**DATA**

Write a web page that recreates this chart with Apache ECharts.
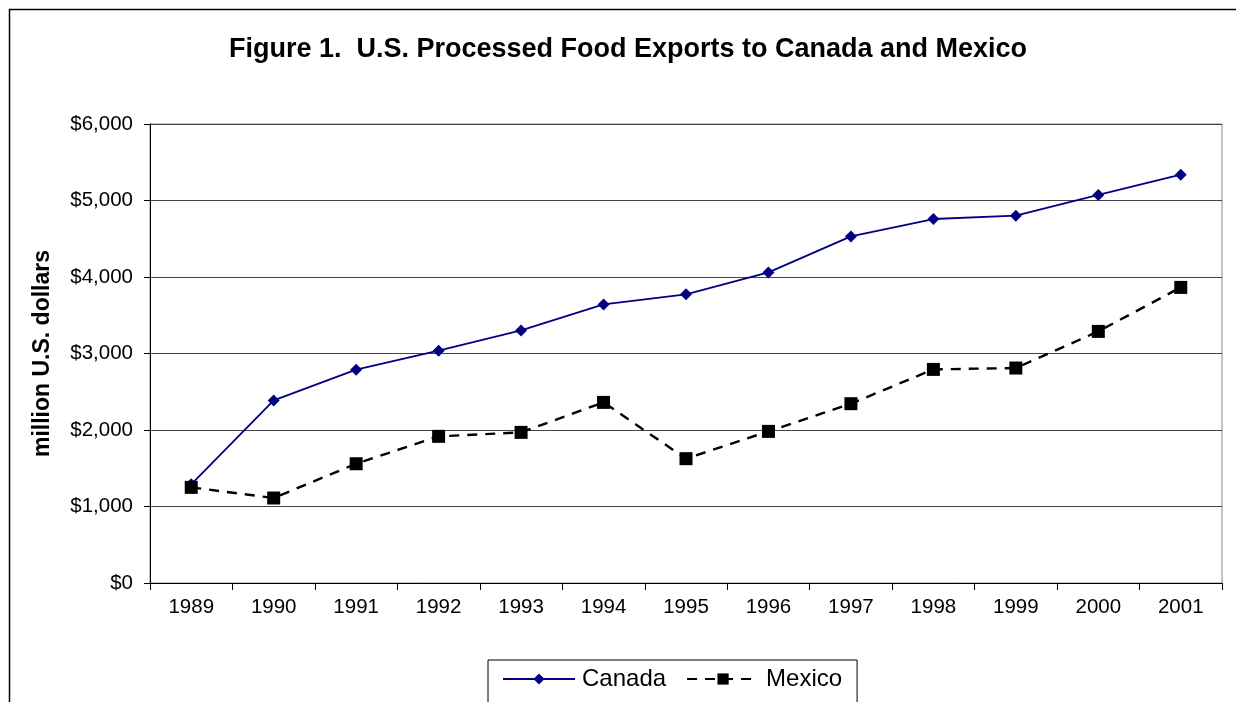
<!DOCTYPE html>
<html>
<head>
<meta charset="utf-8">
<script src="https://cdn.jsdelivr.net/npm/echarts@6/dist/echarts.min.js"></script>
<style>
html,body{margin:0;padding:0;background:#fff;}
#chart{width:1236px;height:702px;}
</style>
</head>
<body>
<div id="chart"></div>
<script>
var years = ['1989','1990','1991','1992','1993','1994','1995','1996','1997','1998','1999','2000','2001'];
var canada = [1290, 2387, 2788, 3037, 3302, 3642, 3773, 4060, 4531, 4758, 4801, 5072, 5337];
var mexico = [1250, 1111, 1559, 1917, 1969, 2361, 1625, 1982, 2344, 2792, 2810, 3289, 3864];
var yTicks = [0, 1000, 2000, 3000, 4000, 5000, 6000];

var chart = echarts.init(document.getElementById('chart'), null, {renderer: 'canvas'});
var font = 'Arial, "Liberation Sans", sans-serif';
chart.setOption({
  animation: false,
  backgroundColor: '#fff',
  textStyle: {fontFamily: font, color: '#000'},
  graphic: [{
    type: 'rect',
    shape: {x: 9.5, y: 9.5, width: 1260, height: 760},
    style: {fill: 'none', stroke: '#000', lineWidth: 1.5},
    silent: true
  }],
  title: {
    text: 'Figure 1.  U.S. Processed Food Exports to Canada and Mexico',
    left: 623, textAlign: 'center', top: 31,
    textStyle: {fontFamily: font, fontSize: 27, fontWeight: 'bold', color: '#000'}
  },
  grid: {left: 150, right: 14, top: 124, bottom: 119, show: true, borderColor: '#888', borderWidth: 1},
  legend: {
    left: 488, top: 660,
    data: ['Canada', 'Mexico'],
    itemWidth: 72, itemHeight: 14, itemGap: 20,
    borderColor: '#000', borderWidth: 1,
    padding: [7, 15, 30, 14],
    textStyle: {fontFamily: font, fontSize: 24, color: '#000', padding: [0, 0, 0, 2]}
  },
  xAxis: {
    type: 'category', data: years, boundaryGap: true,
    axisLine: {lineStyle: {color: '#000', width: 1}},
    axisTick: {show: true, interval: 0, length: 7, lineStyle: {color: '#000'}},
    axisLabel: {fontFamily: font, fontSize: 20.5, color: '#000', margin: 14, interval: 0}
  },
  yAxis: {
    type: 'value', min: 0, max: 6000, interval: 1000,
    name: 'million U.S. dollars', nameLocation: 'middle', nameGap: 96, nameRotate: 90,
    nameTextStyle: {fontFamily: font, fontSize: 23, fontWeight: 'bold', color: '#000'},
    axisLine: {show: true, lineStyle: {color: '#000', width: 1}},
    axisTick: {show: true, length: 6, lineStyle: {color: '#000'}},
    axisLabel: {
      fontFamily: font, fontSize: 20.5, color: '#000', margin: 17,
      formatter: function (v) { return yTicks.indexOf(v) >= 0 ? '$' + v.toLocaleString('en-US') : ''; }
    },
    splitLine: {show: true, lineStyle: {color: '#444', width: 1}}
  },
  series: [
    {
      name: 'Canada', type: 'line', data: canada,
      symbol: 'diamond', symbolSize: 12,
      itemStyle: {color: '#000080'},
      lineStyle: {color: '#000080', width: 1.8}
    },
    {
      name: 'Mexico', type: 'line', data: mexico,
      symbol: 'rect', symbolSize: 13,
      itemStyle: {color: '#000'},
      lineStyle: {color: '#000', width: 2.4, type: [10, 8]}
    }
  ]
});
</script>
</body>
</html>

**GIVEN REQUEST**
Your task is to restate word for word the lines from the top of the data to the line containing "var yTicks = [0, 1000, 2000, 3000, 4000, 5000, 6000];", both ends included, with every picture left out.

**EXERCISE SOLUTION**
Write a web page that recreates this chart with Apache ECharts.
<!DOCTYPE html>
<html>
<head>
<meta charset="utf-8">
<script src="https://cdn.jsdelivr.net/npm/echarts@6/dist/echarts.min.js"></script>
<style>
html,body{margin:0;padding:0;background:#fff;}
#chart{width:1236px;height:702px;}
</style>
</head>
<body>
<div id="chart"></div>
<script>
var years = ['1989','1990','1991','1992','1993','1994','1995','1996','1997','1998','1999','2000','2001'];
var canada = [1290, 2387, 2788, 3037, 3302, 3642, 3773, 4060, 4531, 4758, 4801, 5072, 5337];
var mexico = [1250, 1111, 1559, 1917, 1969, 2361, 1625, 1982, 2344, 2792, 2810, 3289, 3864];
var yTicks = [0, 1000, 2000, 3000, 4000, 5000, 6000];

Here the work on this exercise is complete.